This has already been one of the most incredible campaigns of the Nashville Predators 17 seasons. Currently, this season's team is the best in franchise history with 76 points through 53 games (the 2006-07 version of the Predators had 75 with an equal number of contests played).
Only the 2006-07 team, the one that finished with 110 points, was ahead of this team’s pace.
You know many of the reasons for the team’s improvement: a (mostly) healthy Pekka Rinne; the improved attack, with Filip Forsberg, Colin Wilson, Craig Smith and James Neal. But whatever you do, do not underestimate the contributions of Mike Fisher.
Yet, what did you expect from him after the early-July news that he had ruptured his Achilles tendon during offseason workouts?
After all, Fisher is 34-years-old and an Achilles injury is a very difficult ailment for even a young player to overcome. In parts of 11 seasons with the Ottawa Senators before his trade to Nashville in February of 2011, Fisher had four, 20-goal seasons. He has gone on to register two, 20-goal seasons in three full seasons here.
Fisher insisted all along that he would return earlier than any timetable would indicate. He began skating regularly with the team in November and was back for a game at Bridgestone Arena against the Edmonton Oilers on November 27th.
To that point in time, the club had really struggled on the power play (13.9 percent) and the penalty kill (75.9 percent). The team was playing one-goal games regularly (9-3-2 in the 21 games Fisher missed, two-thirds of the team’s games). The Predators managed 2.9 goals-for per game without him.
When he came back, things began to change. On the power play, Fisher began to play the role that Patric Hornqvist had played here for so many seasons, going to the front of the net to obscure the goaltender’s vision. In fact, one night in Anaheim, the Ducks Frederik Andersen was so frustrated, he wrapped his gloves around Fisher’s eyes! It didn’t take long for Fisher’s impact to be felt on the power play, as he leads the team with six power-play goals.
As a result of his efforts there, the power play has converted 17.6 percent of its chances. That isn’t Fisher’s only contribution to the special teams though. While Paul Gaustad and Eric Nystrom are usually the first forwards out on the penalty kill, Fisher and Calle Jarnkrok are usually up next. As a result, the penalty killers have killed off 81.5 percent of the opposing man advantages.
Overall, the team’s scoring is up on a per-game basis, from 2.90 per game to 3.14 per game. Fisher has also helped straighten out the depth chart at center. He has taken on the duties of second line center, allowing Jarnkrok to take the third line, with Gaustad the fourth.
Fisher has also helped Wilson realize his potential. Since Fisher took over the second line, Wilson has scored 13 of his 17 goals as well as 13 of his 19 assists. In addition, James Neal has scored 8 of his 17 goals, even though Neal has missed six games in that span.
Fisher hasn’t only played the role of set-up man, however. He has managed 13 goals in his 30 games.
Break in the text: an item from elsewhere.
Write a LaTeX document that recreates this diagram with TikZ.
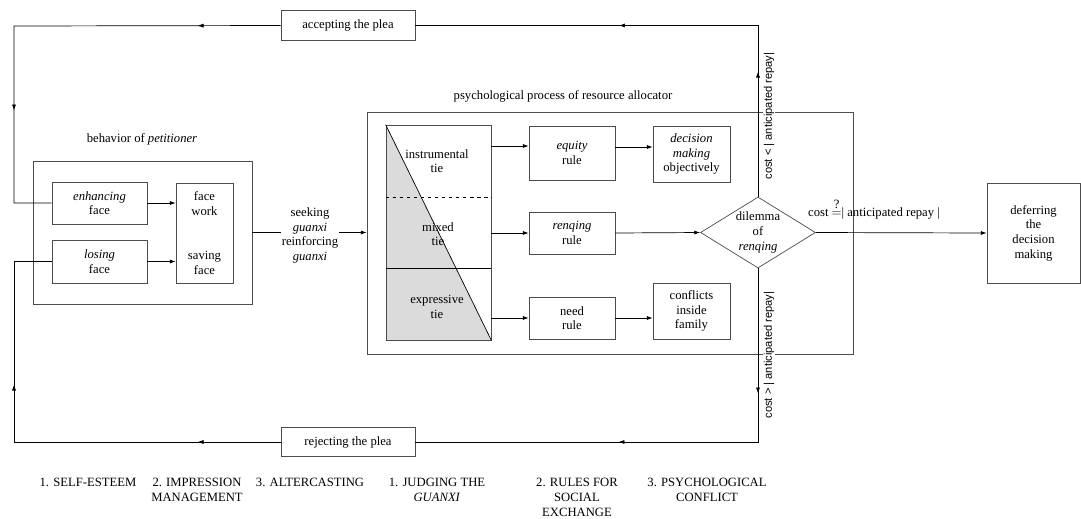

That’s a pace that would project to over 35 goals (25 goals is his career high) over the full 82-game schedule. If he could maintain that over the remaining games, he would finish with a career high 26 in just 61 games!
Fisher’s injury had another effect on the team. Shortly after it happened, the team being concerned about its depth down middle and signed free-agent, Mike Ribeiro. A tremendous playmaker, Ribeiro has spent most of the season centering the Predators top line, and Forsberg and Smith have benefited from that greatly.
Clearly, Fisher has made a remarkable recovery from what could have been a devastating injury to any athlete. The injury prompted the signing of another center who has more than met the expectations of him. Similarly, the return of Fisher has provided the team with a great spark. No one would have predicted that back in early July, but he is putting together what may turn out to be his career year!